UN forces returning control of security to Liberia

Dakar - After devastating back-to-back civil wars in Liberia, the UN launched a peacekeeping mission in September 2003 to ensure security, rebuild police and military forces from scratch, and disarm rebels.

On June 30, the mission known as Unmil finally hands back security to Liberia's military and police.

But have its goals been achieved and why did it take so long?

Why did the UN launch a mission?

In August 2003 a peace agreement was signed in Liberia that ended the second of two civil wars that killed hundreds of thousands and displaced many more.

The four-year war pitched rebels unhappy with then president Charles Taylor, a former warlord and rebel leader, against troops loyal to him.

Many of these fighters had barely hit their teens when they took up arms, but went on to seize four-fifths of the country, some backed by neighbouring Guinea.

The United Nations Security Council cited the number of internally displaced people, the dire humanitarian situation and the need to oversee the implementation of the ceasefire as reasons for an immediate deployment of a large peacekeeping mission.

Sweeping UN sanctions were imposed after the conflict, including travel bans, assets freezes and a ban on lumber and diamond exports.

Where did they start?

The first of 15 000 peacekeepers began arriving on October 1, 2003, replacing west African troops who guarded the seaside capital Monrovia.

The mission began with a huge disarmament campaign which got off to a rocky start with former fighters and government troops rioting in protest at door-to-door searches for weapons.

A disarmament programme enrolled more than 96 000 men, women and children who handed in about 27 000 weapons and millions of rounds of ammunition in 2004 alone.

What happened to the security forces?

Liberia's former security forces were dissolved, and a new police and military force began training in compliance with the 2003 peace deal.

The dissolved troops were loyal to Taylor, who later became the first ex head of state to be convicted for war crimes by an international tribunal. He was accused of planning, aiding and abetting war crimes in neighbouring Sierra Leone in 2012.

His forces terrorised and brutalised Liberians during the country's own conflict, and were seen as too politicised to stay in place.

How were new forces built?

Police training began in 2004, and by 2008 Unmil had trained 3 662 new police agents.

Some new recruits were quickly accused of committing crimes themselves and faced allegations of incompetence.

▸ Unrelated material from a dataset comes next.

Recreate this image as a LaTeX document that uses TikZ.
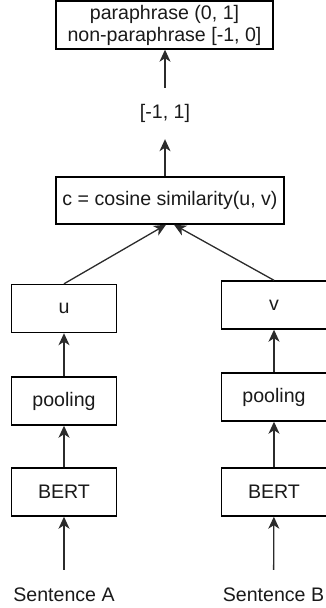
\documentclass[tikz,border=0pt]{standalone}
\usepackage{fontspec}
\setmainfont{Liberation Sans}
\usetikzlibrary{arrows.meta,calc}
\definecolor{ink}{HTML}{1A1A1A}
\definecolor{lin}{HTML}{2B2B2B}
\tikzset{
  box/.style={draw=black, line width=1.4pt, inner sep=0pt, minimum width=105pt, minimum height=48pt, text=ink, font=\fontsize{19.6}{22}\selectfont},
  lbl/.style={inner sep=0pt, text=ink, font=\fontsize{19.6}{22}\selectfont},
  arr/.style={draw=lin, line width=1.3pt, -{Stealth[length=12pt,width=11pt,inset=3.5pt]}}
}
\begin{document}
\begin{tikzpicture}[x=1pt,y=-1pt]
\useasboundingbox (0,0) rectangle (325,608);
\node[box, minimum width=217pt, minimum height=48pt, align=center] (top) at (164.5,25) {paraphrase (0, 1]\\non-paraphrase [-1, 0]};
\node[lbl, minimum height=51pt] (rng) at (165,113.5) {[-1, 1]};
\node[box, minimum width=228pt, minimum height=47pt] (cos) at (170,200.5) {c = cosine similarity(u, v)};
\node[box] (u) at (64,308.5) {u};
\node[box] (v) at (274,305) {v};
\node[box] (pa) at (64,401) {pooling};
\node[box] (pb) at (274,397) {pooling};
\node[box] (ba) at (64,492) {BERT};
\node[box] (bb) at (274,492) {BERT};
\node[lbl, minimum height=50pt] (sa) at (64,595) {Sentence A};
\node[lbl, minimum height=50pt] (sb) at (273.5,595) {Sentence B};
\draw[arr] (rng.north) -- (rng.north |- top.south);
\draw[arr] (cos.north -| rng.south) -- (rng.south);
\draw[arr] (u.north) -- ($(cos.south)+(-4,0)$);
\draw[arr] (v.north) -- ($(cos.south)+(4,0)$);
\draw[arr] (pa) -- (u);
\draw[arr] (pb) -- (v);
\draw[arr] (ba) -- (pa);
\draw[arr] (bb) -- (pb);
\draw[arr] (sa) -- (ba);
\draw[arr] (sb) -- (bb);
\end{tikzpicture}
\end{document}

The US government sponsored the revamping of the Armed Forces of Liberia (AFL), out-sourcing the training of the force to a private company, Dyncorp International.

What about today?

According to the most recent figures available, Liberia's armed forces stand at 2 050 personnel, along with 5 170 police, according to a UN report.

By contrast, Unmil had 3 745 uniformed personnel as of March 2016, comprising 2 592 troops, 71 military observers and 1 082 police.

This will drop under 2 000 by June 30.

The police still have a poor reputation among locals, according to experts, and face an uphill battle with little equipment and very low salaries. Most are unarmed.

Liberia must also ensure security along its porous border with Ivory Coast, which is also emerging from years of turmoil.

Authorities and UN experts have blamed armed groups operating from Liberia for a string of attacks on western Ivory Coast, while tens of thousands of Ivorians have sought refuge in Liberia during the years of unrest in their country.

What about the former fighters?

Former combatants, including teenagers who had known nothing other than a life of conflict, continued to pose a headache for national security forces and the UN long after the conflict wound up.

Since the end of the war, there was little sympathy for ex-child soldiers, many of whom committed the most depraved abuses. Thousands of young men and women remain traumatised and often jobless well into their thirties.

Robberies and burglaries have hit Monrovia successively since 2003, carried out by adults who as children missed out on schooling because they were recruited by rebels to kill and maim.

What challenges remain?

Budgetary constraints are severe. Unmil has a $344m annual budget, while the draft national security budget for Liberia for 2016/2017 is only about $90m. The document described the coffers as "exceptionally constrained" at a time when "the country faces critical security and democratic transitions".

There is also concern that the security sector remains politicised and that appointments are made on the basis of connections.

In May 2016 the UN Security Council voted unanimously to lift an arms embargo on non-state groups, the last punitive measure in force, a decision that will be closely watched in Liberia.